Monday: Oven-baked risotto balls (arancini) with courgettes and asparagus. No again. I was teaching 6-7 and then suddenly realised that our local monthly Cue Club was on, so DH made fish fingers, chips and peas while I taught, and I bolted them as soon as I finished and raced out of the door. I spent most of the evening yawning but it was still nice to be out socialising for an hour without the small person.

Tuesday: Baked beetroot, halloumi, couscous fritters, salad, crème fraîche. No again!! I got back from tutoring at 6.30 with a pounding headache, which rapidly turned into a migraine. DH was out playing tennis but came home when he got my phone call and brought pizza and garlic bread from Waitrose. Needs must!

Wednesday: Tuna flan with salad. Again no, but this was more of an I've-run-out-of-ideas thing anyway. I did the menu for yesterday and it was thoroughly approved of by all. Even Daniel ate a bit of everything! The fritters were a bit overcooked and I thought they were too dense, but DH raved about them, so might just be me. I'll put more salt in next time to bring out the other flavours (lemon zest, pine nuts, ground almonds, fresh parsley, garlic, spring onions). 

With all the deviation from the plan I'd have expected to be over budget, but we just made it with about £3 to spare. Having said that, we were lucky not to have any big staple stuff to get this week. 

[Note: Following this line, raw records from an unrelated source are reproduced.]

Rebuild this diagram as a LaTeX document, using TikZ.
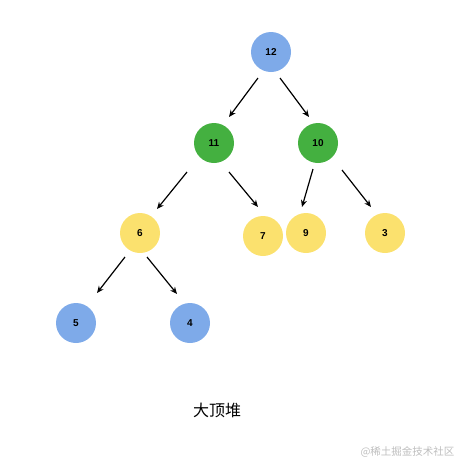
\documentclass[tikz,border=0pt]{standalone}
\usepackage{fontspec}
\setmainfont{Liberation Sans}
\newfontfamily\cjk{Noto Sans CJK SC}
\usetikzlibrary{arrows.meta,calc}
\definecolor{hblue}{RGB}{126,170,233}
\definecolor{hgreen}{RGB}{68,176,64}
\definecolor{hyellow}{RGB}{251,225,110}
\definecolor{wmgray}{RGB}{190,190,190}
\tikzset{
  hnode/.style={circle,minimum size=40pt,inner sep=0pt,font=\fontsize{10}{11}\selectfont\bfseries},
  bluen/.style={hnode,fill=hblue},
  greenn/.style={hnode,fill=hgreen},
  yellown/.style={hnode,fill=hyellow},
  arr/.style={-{Stealth[length=7pt,width=6pt]},line width=1.2pt,black}
}
\begin{document}
\begin{tikzpicture}[x=1pt,y=-1pt]
\useasboundingbox (0,0) rectangle (462,469);
\node[bluen] (n12) at (271,52) {12};
\node[greenn] (n11) at (214,143) {11};
\node[greenn] (n10) at (318,143) {10};
\node[yellown] (n6) at (140,233) {6};
\node[yellown] (n7) at (263,236) {7};
\node[yellown] (n9) at (306,233) {9};
\node[yellown] (n3) at (385,233) {3};
\node[bluen] (n5) at (76,323) {5};
\node[bluen] (n4) at (190,323) {4};
\draw[arr] ($(n12)+(-13,26)$) -- ($(n11)+(15,-26)$);
\draw[arr] ($(n12)+(9,26)$) -- ($(n10)+(-9,-26)$);
\draw[arr] ($(n11)+(-27,29)$) -- ($(n6)+(17,-24)$);
\draw[arr] ($(n11)+(15,29)$) -- ($(n7)+(-5,-29)$);
\draw[arr] ($(n10)+(-5,26)$) -- ($(n9)+(-4,-26)$);
\draw[arr] ($(n10)+(24,27)$) -- ($(n3)+(-14,-26)$);
\draw[arr] ($(n6)+(-15,24)$) -- ($(n5)+(21,-30)$);
\draw[arr] ($(n6)+(7,24)$) -- ($(n4)+(-13,-29)$);
\node[font=\cjk\fontsize{16}{18}\selectfont] (title) at (217,410) {大顶堆};
\node[font=\cjk\fontsize{10.5}{12}\selectfont,text=wmgray,anchor=east] (wm) at (458,452) {@稀土掘金技术社区};
\end{tikzpicture}
\end{document}
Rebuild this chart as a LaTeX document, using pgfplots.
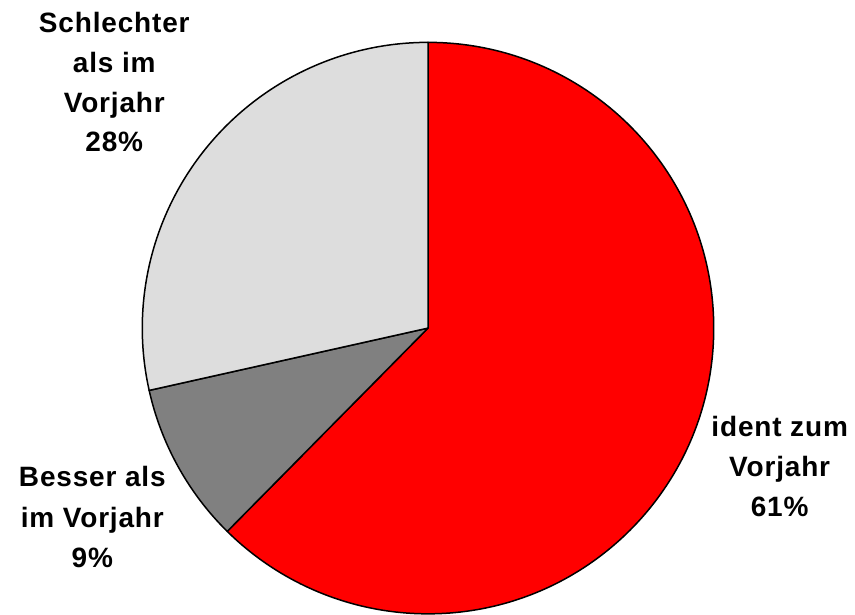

Market day again tomorrow. I've promised DH I'll make ghormeh sabzi (Iranian stew) on Friday night, so at least that's one meal sorted. His mum taught me how to make it years ago but I haven't made it for aaaages.  I might as well make the most of our chilled-out Fridays before uni starts and I'm back in the Chaplaincy for most of the day (at least for this term); like a lot of Iranian cuisine it assumes you're at home and able to keep an eye on a pan as it simmers for several hours - but so worth it!